Our students and graduates
A highlight of my time at Exeter has been getting involved in a wide range of activities. I mixed studying with dancing, playing music, part time jobs, journalism and socialising. Now that I have graduated, I will be starting Danone’s Sales and Marketing Graduate Scheme. I will be working within their Waters division in London, responsible for brands such as Evian and Volvic.
Holly Raffe, BA History 2015
During the summer of my second year, I was an intern at the Metropolitan Police. The application process required me to identify a real life issue faced by the Met, and to propose a research method to address this. I was then matched up with a borough that faced a similar issue, and tasked with researching and critically analysing this, and proposing potential solutions in a presentation to the Senior Leadership Team.
I collated existing data, conducted public surveys, ran sessions in local schools, focus groups with police officers, and had meetings with senior figures in the Major's Office for Policing and Crime.
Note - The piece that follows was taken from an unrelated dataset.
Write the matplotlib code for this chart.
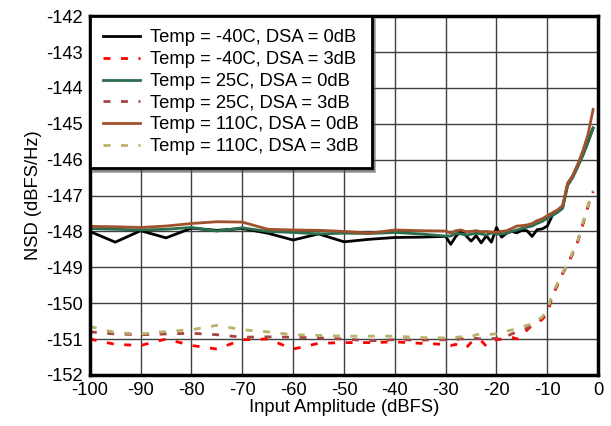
import numpy as np
import matplotlib
matplotlib.use("Agg")
import matplotlib.pyplot as plt

plt.rcParams['font.family'] = ['Liberation Sans', 'DejaVu Sans']
plt.rcParams['axes.unicode_minus'] = False

# input amplitude (dBFS)
amp = [-100, -95, -90, -85, -80, -75, -70, -65, -60, -55, -50, -45, -40, -35, -30,
       -29, -28, -27, -26, -25, -24, -23, -22, -21, -20, -19, -18, -17, -16, -15,
       -14, -13, -12, -11, -10, -9, -8, -7, -6, -5, -4, -3, -2, -1]

# NSD (dBFS/Hz)
m40_0db = [-148.00, -148.30, -147.98, -148.18, -147.91, -147.97, -147.92, -148.05, -148.24, -148.07,
           -148.29, -148.22, -148.17, -148.16, -148.14,
           -148.36, -148.14, -147.98, -148.12, -148.27, -148.12, -148.32, -148.12, -148.30, -147.89,
           -148.16, -148.05, -148.00, -148.04, -147.97, -147.98, -148.14, -147.95, -147.93, -147.85,
           -147.55, -147.45, -147.33, -146.68, -146.45, -146.15, -145.86, -145.50, -145.12]
m40_3db = [-151.00, -151.15, -151.18, -151.00, -151.18, -151.28, -151.02, -151.00, -151.28, -151.12,
           -151.10, -151.10, -151.08, -151.12, -151.15,
           -151.18, -151.15, -151.22, -151.25, -151.10, -151.02, -151.05, -151.20, -151.10, -151.02,
           -151.00, -150.98, -150.95, -151.00, -150.95, -150.75, -150.62, -150.55, -150.45, -150.30,
           -149.80, -149.50, -149.18, -148.92, -148.62, -148.28, -147.80, -147.30, -146.90]
t25_0db = [-147.92, -147.94, -147.96, -147.94, -147.89, -147.99, -147.90, -148.00, -148.03, -148.07,
           -148.05, -148.06, -148.03, -148.07, -148.13,
           -148.13, -148.06, -148.07, -148.10, -148.08, -148.05, -148.07, -148.10, -148.04, -148.08,
           -148.07, -148.05, -148.00, -147.96, -147.92, -147.88, -147.85, -147.78, -147.72, -147.63,
           -147.55, -147.47, -147.36, -146.72, -146.50, -146.20, -145.88, -145.52, -145.12]
t25_3db = [-150.80, -150.86, -150.88, -150.86, -150.84, -150.88, -150.95, -150.94, -150.95, -150.97,
           -151.00, -151.05, -151.02, -151.03, -151.02,
           -151.00, -151.02, -150.99, -151.01, -151.00, -150.98, -151.00, -151.01, -150.99, -150.98,
           -150.98, -150.92, -150.86, -150.80, -150.76, -150.70, -150.62, -150.50, -150.40, -150.25,
           -149.78, -149.48, -149.17, -148.90, -148.60, -148.27, -147.78, -147.30, -146.88]
t110_0db = [-147.86, -147.87, -147.89, -147.85, -147.78, -147.73, -147.74, -147.94, -147.96, -147.97,
            -148.00, -148.05, -147.96, -147.98, -147.99,
            -148.05, -147.98, -147.96, -148.01, -148.00, -147.98, -148.01, -148.00, -148.02, -148.02,
            -148.00, -147.98, -147.92, -147.85, -147.84, -147.82, -147.78, -147.70, -147.65, -147.56,
            -147.48, -147.40, -147.28, -146.65, -146.45, -146.12, -145.75, -145.30, -144.60]
t110_3db = [-150.65, -150.82, -150.86, -150.79, -150.74, -150.62, -150.74, -150.80, -150.88, -150.90,
            -150.92, -150.92, -150.92, -150.96, -150.97,
            -150.95, -150.95, -150.94, -150.95, -150.94, -150.88, -150.86, -150.86, -150.87, -150.85,
            -150.82, -150.78, -150.75, -150.70, -150.66, -150.62, -150.58, -150.50, -150.38, -150.20,
            -149.72, -149.45, -149.15, -148.88, -148.58, -148.25, -147.75, -147.28, -146.86]

labels = ["Temp = -40C, DSA = 0dB", "Temp = -40C, DSA = 3dB",
          "Temp = 25C, DSA = 0dB", "Temp = 25C, DSA = 3dB",
          "Temp = 110C, DSA = 0dB", "Temp = 110C, DSA = 3dB"]
series = [m40_0db, m40_3db, t25_0db, t25_3db, t110_0db, t110_3db]
colors = ["#000000", "#ff0000", "#2b6e4f", "#a84444", "#a0522d", "#b8b26a"]
dashed = [False, True, False, True, False, True]

fig = plt.figure(figsize=(6.11, 4.26), dpi=100)
ax = fig.add_axes([0.147, 0.12, 0.832, 0.842])

for y, c, d, lab in zip(series, colors, dashed, labels):
    if d:
        ax.plot(amp, y, color=c, lw=2, linestyle=(0, (2.5, 3.8)), label=lab)
    else:
        ax.plot(amp, y, color=c, lw=2, label=lab)

ax.set_xlim(-100, 0)
ax.set_ylim(-152, -142)
ax.set_xticks(np.arange(-100, 1, 10))
ax.set_yticks(np.arange(-152, -141, 1))
ax.grid(True, color="#404040", lw=1)
ax.set_axisbelow(True)
ax.tick_params(length=0, labelsize=13.2, pad=5)
for s in ax.spines.values():
    s.set_linewidth(2.5)
ax.set_xlabel("Input Amplitude (dBFS)", fontsize=13.2, labelpad=0)
ax.set_ylabel("NSD (dBFS/Hz)", fontsize=13.2, labelpad=3)

leg = ax.legend(loc="upper left", fontsize=13.2, handlelength=2.0, handletextpad=0.55,
                labelspacing=0.26, borderaxespad=0, fancybox=False, shadow=True,
                framealpha=1, borderpad=0.72)
leg.get_frame().set_edgecolor("black")
leg.get_frame().set_linewidth(2)

fig.savefig("out.png", dpi=100)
Analysing my findings from these research methods led me to a number of conclusions, which are now being used to implement change within the borough.
The critical thinking and analytical skills which I gained whilst studying my History degree gave me a significant advantage in tackling this project. I learnt how to start researching, to interpret data and to question findings in order to form my own judgements. I believe this will help me in pursuing a career in the public sector in the future.